**YOUR GOAL:** Write out each line word for word. Drop pictures.

Source code of charts
--- Begin ---

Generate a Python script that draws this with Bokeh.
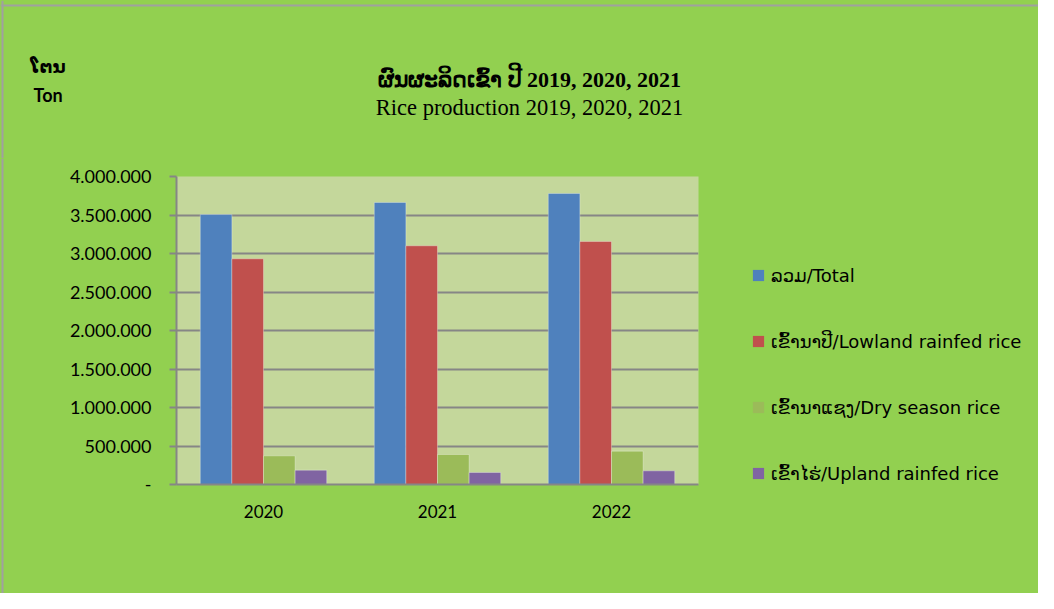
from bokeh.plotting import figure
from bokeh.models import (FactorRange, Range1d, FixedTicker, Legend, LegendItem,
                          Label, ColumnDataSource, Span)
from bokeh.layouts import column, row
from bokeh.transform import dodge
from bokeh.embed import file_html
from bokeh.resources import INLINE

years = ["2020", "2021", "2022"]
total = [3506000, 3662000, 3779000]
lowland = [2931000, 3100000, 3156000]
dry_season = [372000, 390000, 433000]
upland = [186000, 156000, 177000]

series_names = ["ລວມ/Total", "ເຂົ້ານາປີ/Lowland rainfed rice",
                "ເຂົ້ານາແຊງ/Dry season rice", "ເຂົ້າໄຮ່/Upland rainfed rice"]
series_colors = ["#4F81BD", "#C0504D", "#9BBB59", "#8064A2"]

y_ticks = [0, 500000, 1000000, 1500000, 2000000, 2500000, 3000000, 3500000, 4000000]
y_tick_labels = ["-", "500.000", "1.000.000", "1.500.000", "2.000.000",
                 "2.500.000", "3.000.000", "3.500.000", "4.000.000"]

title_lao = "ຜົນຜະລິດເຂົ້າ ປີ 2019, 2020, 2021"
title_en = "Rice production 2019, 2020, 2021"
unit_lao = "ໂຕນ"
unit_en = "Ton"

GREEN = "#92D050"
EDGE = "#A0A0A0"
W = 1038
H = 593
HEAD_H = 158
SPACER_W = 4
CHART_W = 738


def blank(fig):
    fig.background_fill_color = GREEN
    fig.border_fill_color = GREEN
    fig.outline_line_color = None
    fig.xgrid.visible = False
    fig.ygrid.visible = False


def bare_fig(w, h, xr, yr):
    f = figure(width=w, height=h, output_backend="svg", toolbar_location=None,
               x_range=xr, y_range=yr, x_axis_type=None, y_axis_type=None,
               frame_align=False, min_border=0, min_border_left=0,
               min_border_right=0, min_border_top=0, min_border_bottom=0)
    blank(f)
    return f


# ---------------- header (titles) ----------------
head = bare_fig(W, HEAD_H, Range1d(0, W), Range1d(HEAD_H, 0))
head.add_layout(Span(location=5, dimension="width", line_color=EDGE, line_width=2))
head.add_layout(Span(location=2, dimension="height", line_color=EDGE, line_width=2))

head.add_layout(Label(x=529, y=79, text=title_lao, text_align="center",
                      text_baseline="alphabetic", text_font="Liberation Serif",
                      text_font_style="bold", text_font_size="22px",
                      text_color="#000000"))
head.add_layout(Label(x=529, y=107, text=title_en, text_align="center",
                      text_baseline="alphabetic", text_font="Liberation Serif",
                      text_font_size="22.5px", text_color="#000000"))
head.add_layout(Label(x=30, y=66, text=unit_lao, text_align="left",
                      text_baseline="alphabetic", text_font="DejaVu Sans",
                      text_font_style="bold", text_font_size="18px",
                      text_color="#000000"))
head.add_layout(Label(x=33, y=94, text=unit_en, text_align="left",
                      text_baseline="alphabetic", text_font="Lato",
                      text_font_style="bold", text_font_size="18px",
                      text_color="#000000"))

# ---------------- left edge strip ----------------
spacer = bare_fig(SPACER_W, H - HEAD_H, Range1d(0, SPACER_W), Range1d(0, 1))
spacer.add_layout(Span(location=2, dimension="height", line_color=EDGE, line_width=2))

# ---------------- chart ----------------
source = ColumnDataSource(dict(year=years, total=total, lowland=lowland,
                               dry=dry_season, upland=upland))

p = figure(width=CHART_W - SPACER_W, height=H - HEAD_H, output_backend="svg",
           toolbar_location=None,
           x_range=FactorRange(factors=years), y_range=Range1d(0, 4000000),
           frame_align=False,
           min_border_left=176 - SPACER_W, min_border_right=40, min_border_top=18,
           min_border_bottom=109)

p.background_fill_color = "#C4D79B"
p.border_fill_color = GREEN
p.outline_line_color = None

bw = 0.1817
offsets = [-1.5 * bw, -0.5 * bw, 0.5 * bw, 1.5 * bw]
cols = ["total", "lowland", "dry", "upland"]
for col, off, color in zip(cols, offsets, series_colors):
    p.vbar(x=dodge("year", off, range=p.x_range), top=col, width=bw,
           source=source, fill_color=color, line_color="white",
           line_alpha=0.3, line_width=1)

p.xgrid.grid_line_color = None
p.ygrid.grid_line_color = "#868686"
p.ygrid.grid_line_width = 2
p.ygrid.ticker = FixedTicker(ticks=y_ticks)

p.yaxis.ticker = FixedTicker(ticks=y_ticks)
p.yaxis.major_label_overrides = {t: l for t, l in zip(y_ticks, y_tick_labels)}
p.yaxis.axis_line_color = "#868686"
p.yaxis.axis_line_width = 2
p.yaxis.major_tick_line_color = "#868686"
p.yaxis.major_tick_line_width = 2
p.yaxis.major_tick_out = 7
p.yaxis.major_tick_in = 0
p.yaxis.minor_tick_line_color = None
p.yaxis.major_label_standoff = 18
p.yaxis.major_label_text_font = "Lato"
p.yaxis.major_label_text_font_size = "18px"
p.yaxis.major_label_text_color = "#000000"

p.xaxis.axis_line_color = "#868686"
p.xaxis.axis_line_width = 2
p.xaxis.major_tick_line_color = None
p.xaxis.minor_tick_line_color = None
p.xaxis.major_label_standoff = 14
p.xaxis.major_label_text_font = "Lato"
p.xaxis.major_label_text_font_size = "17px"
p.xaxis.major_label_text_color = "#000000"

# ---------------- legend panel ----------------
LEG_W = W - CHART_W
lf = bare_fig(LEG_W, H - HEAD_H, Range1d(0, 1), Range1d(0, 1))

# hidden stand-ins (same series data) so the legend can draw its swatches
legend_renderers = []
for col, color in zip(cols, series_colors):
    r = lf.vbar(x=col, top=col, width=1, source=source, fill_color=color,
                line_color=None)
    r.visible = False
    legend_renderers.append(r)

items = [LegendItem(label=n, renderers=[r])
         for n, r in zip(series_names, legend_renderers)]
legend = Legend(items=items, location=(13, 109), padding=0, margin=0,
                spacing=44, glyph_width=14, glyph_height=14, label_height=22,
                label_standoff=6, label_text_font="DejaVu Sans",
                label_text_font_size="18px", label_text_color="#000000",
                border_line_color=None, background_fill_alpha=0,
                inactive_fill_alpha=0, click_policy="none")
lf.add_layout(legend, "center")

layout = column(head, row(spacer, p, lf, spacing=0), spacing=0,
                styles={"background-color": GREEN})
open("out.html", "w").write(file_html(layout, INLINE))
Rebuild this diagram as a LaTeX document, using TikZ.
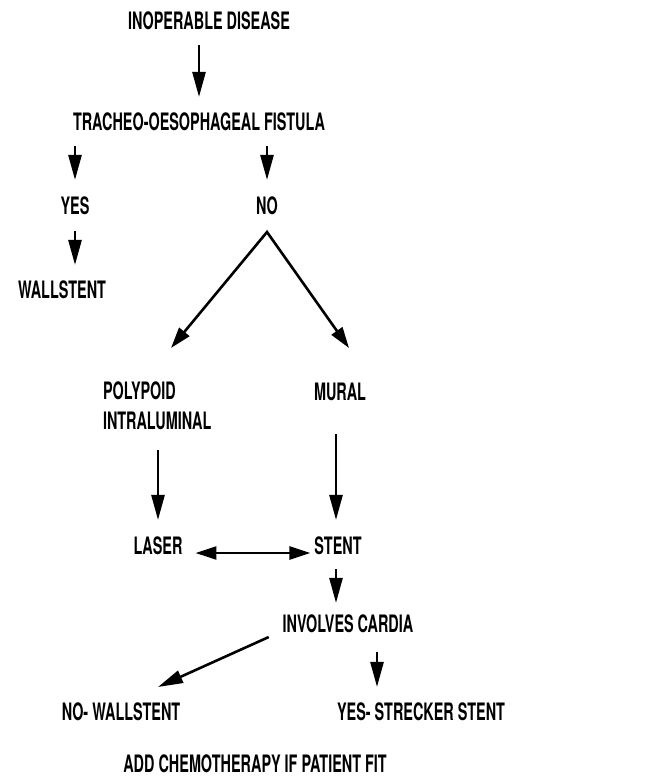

--- End ---

**THE RESPONSE:**
Generate a Python script that draws this with Bokeh.
from bokeh.plotting import figure
from bokeh.models import (FactorRange, Range1d, FixedTicker, Legend, LegendItem,
                          Label, ColumnDataSource, Span)
from bokeh.layouts import column, row
from bokeh.transform import dodge
from bokeh.embed import file_html
from bokeh.resources import INLINE

years = ["2020", "2021", "2022"]
total = [3506000, 3662000, 3779000]
lowland = [2931000, 3100000, 3156000]
dry_season = [372000, 390000, 433000]
upland = [186000, 156000, 177000]

series_names = ["ລວມ/Total", "ເຂົ້ານາປີ/Lowland rainfed rice",
                "ເຂົ້ານາແຊງ/Dry season rice", "ເຂົ້າໄຮ່/Upland rainfed rice"]
series_colors = ["#4F81BD", "#C0504D", "#9BBB59", "#8064A2"]

y_ticks = [0, 500000, 1000000, 1500000, 2000000, 2500000, 3000000, 3500000, 4000000]
y_tick_labels = ["-", "500.000", "1.000.000", "1.500.000", "2.000.000",
                 "2.500.000", "3.000.000", "3.500.000", "4.000.000"]

title_lao = "ຜົນຜະລິດເຂົ້າ ປີ 2019, 2020, 2021"
title_en = "Rice production 2019, 2020, 2021"
unit_lao = "ໂຕນ"
unit_en = "Ton"

GREEN = "#92D050"
EDGE = "#A0A0A0"
W = 1038
H = 593
HEAD_H = 158
SPACER_W = 4
CHART_W = 738


def blank(fig):
    fig.background_fill_color = GREEN
    fig.border_fill_color = GREEN
    fig.outline_line_color = None
    fig.xgrid.visible = False
    fig.ygrid.visible = False


def bare_fig(w, h, xr, yr):
    f = figure(width=w, height=h, output_backend="svg", toolbar_location=None,
               x_range=xr, y_range=yr, x_axis_type=None, y_axis_type=None,
               frame_align=False, min_border=0, min_border_left=0,
               min_border_right=0, min_border_top=0, min_border_bottom=0)
    blank(f)
    return f


# ---------------- header (titles) ----------------
head = bare_fig(W, HEAD_H, Range1d(0, W), Range1d(HEAD_H, 0))
head.add_layout(Span(location=5, dimension="width", line_color=EDGE, line_width=2))
head.add_layout(Span(location=2, dimension="height", line_color=EDGE, line_width=2))

head.add_layout(Label(x=529, y=79, text=title_lao, text_align="center",
                      text_baseline="alphabetic", text_font="Liberation Serif",
                      text_font_style="bold", text_font_size="22px",
                      text_color="#000000"))
head.add_layout(Label(x=529, y=107, text=title_en, text_align="center",
                      text_baseline="alphabetic", text_font="Liberation Serif",
                      text_font_size="22.5px", text_color="#000000"))
head.add_layout(Label(x=30, y=66, text=unit_lao, text_align="left",
                      text_baseline="alphabetic", text_font="DejaVu Sans",
                      text_font_style="bold", text_font_size="18px",
                      text_color="#000000"))
head.add_layout(Label(x=33, y=94, text=unit_en, text_align="left",
                      text_baseline="alphabetic", text_font="Lato",
                      text_font_style="bold", text_font_size="18px",
                      text_color="#000000"))

# ---------------- left edge strip ----------------
spacer = bare_fig(SPACER_W, H - HEAD_H, Range1d(0, SPACER_W), Range1d(0, 1))
spacer.add_layout(Span(location=2, dimension="height", line_color=EDGE, line_width=2))

# ---------------- chart ----------------
source = ColumnDataSource(dict(year=years, total=total, lowland=lowland,
                               dry=dry_season, upland=upland))

p = figure(width=CHART_W - SPACER_W, height=H - HEAD_H, output_backend="svg",
           toolbar_location=None,
           x_range=FactorRange(factors=years), y_range=Range1d(0, 4000000),
           frame_align=False,
           min_border_left=176 - SPACER_W, min_border_right=40, min_border_top=18,
           min_border_bottom=109)

p.background_fill_color = "#C4D79B"
p.border_fill_color = GREEN
p.outline_line_color = None

bw = 0.1817
offsets = [-1.5 * bw, -0.5 * bw, 0.5 * bw, 1.5 * bw]
cols = ["total", "lowland", "dry", "upland"]
for col, off, color in zip(cols, offsets, series_colors):
    p.vbar(x=dodge("year", off, range=p.x_range), top=col, width=bw,
           source=source, fill_color=color, line_color="white",
           line_alpha=0.3, line_width=1)

p.xgrid.grid_line_color = None
p.ygrid.grid_line_color = "#868686"
p.ygrid.grid_line_width = 2
p.ygrid.ticker = FixedTicker(ticks=y_ticks)

p.yaxis.ticker = FixedTicker(ticks=y_ticks)
p.yaxis.major_label_overrides = {t: l for t, l in zip(y_ticks, y_tick_labels)}
p.yaxis.axis_line_color = "#868686"
p.yaxis.axis_line_width = 2
p.yaxis.major_tick_line_color = "#868686"
p.yaxis.major_tick_line_width = 2
p.yaxis.major_tick_out = 7
p.yaxis.major_tick_in = 0
p.yaxis.minor_tick_line_color = None
p.yaxis.major_label_standoff = 18
p.yaxis.major_label_text_font = "Lato"
p.yaxis.major_label_text_font_size = "18px"
p.yaxis.major_label_text_color = "#000000"

p.xaxis.axis_line_color = "#868686"
p.xaxis.axis_line_width = 2
p.xaxis.major_tick_line_color = None
p.xaxis.minor_tick_line_color = None
p.xaxis.major_label_standoff = 14
p.xaxis.major_label_text_font = "Lato"
p.xaxis.major_label_text_font_size = "17px"
p.xaxis.major_label_text_color = "#000000"

# ---------------- legend panel ----------------
LEG_W = W - CHART_W
lf = bare_fig(LEG_W, H - HEAD_H, Range1d(0, 1), Range1d(0, 1))

# hidden stand-ins (same series data) so the legend can draw its swatches
legend_renderers = []
for col, color in zip(cols, series_colors):
    r = lf.vbar(x=col, top=col, width=1, source=source, fill_color=color,
                line_color=None)
    r.visible = False
    legend_renderers.append(r)

items = [LegendItem(label=n, renderers=[r])
         for n, r in zip(series_names, legend_renderers)]
legend = Legend(items=items, location=(13, 109), padding=0, margin=0,
                spacing=44, glyph_width=14, glyph_height=14, label_height=22,
                label_standoff=6, label_text_font="DejaVu Sans",
                label_text_font_size="18px", label_text_color="#000000",
                border_line_color=None, background_fill_alpha=0,
                inactive_fill_alpha=0, click_policy="none")
lf.add_layout(legend, "center")

layout = column(head, row(spacer, p, lf, spacing=0), spacing=0,
                styles={"background-color": GREEN})
open("out.html", "w").write(file_html(layout, INLINE))
Rebuild this diagram as a LaTeX document, using TikZ.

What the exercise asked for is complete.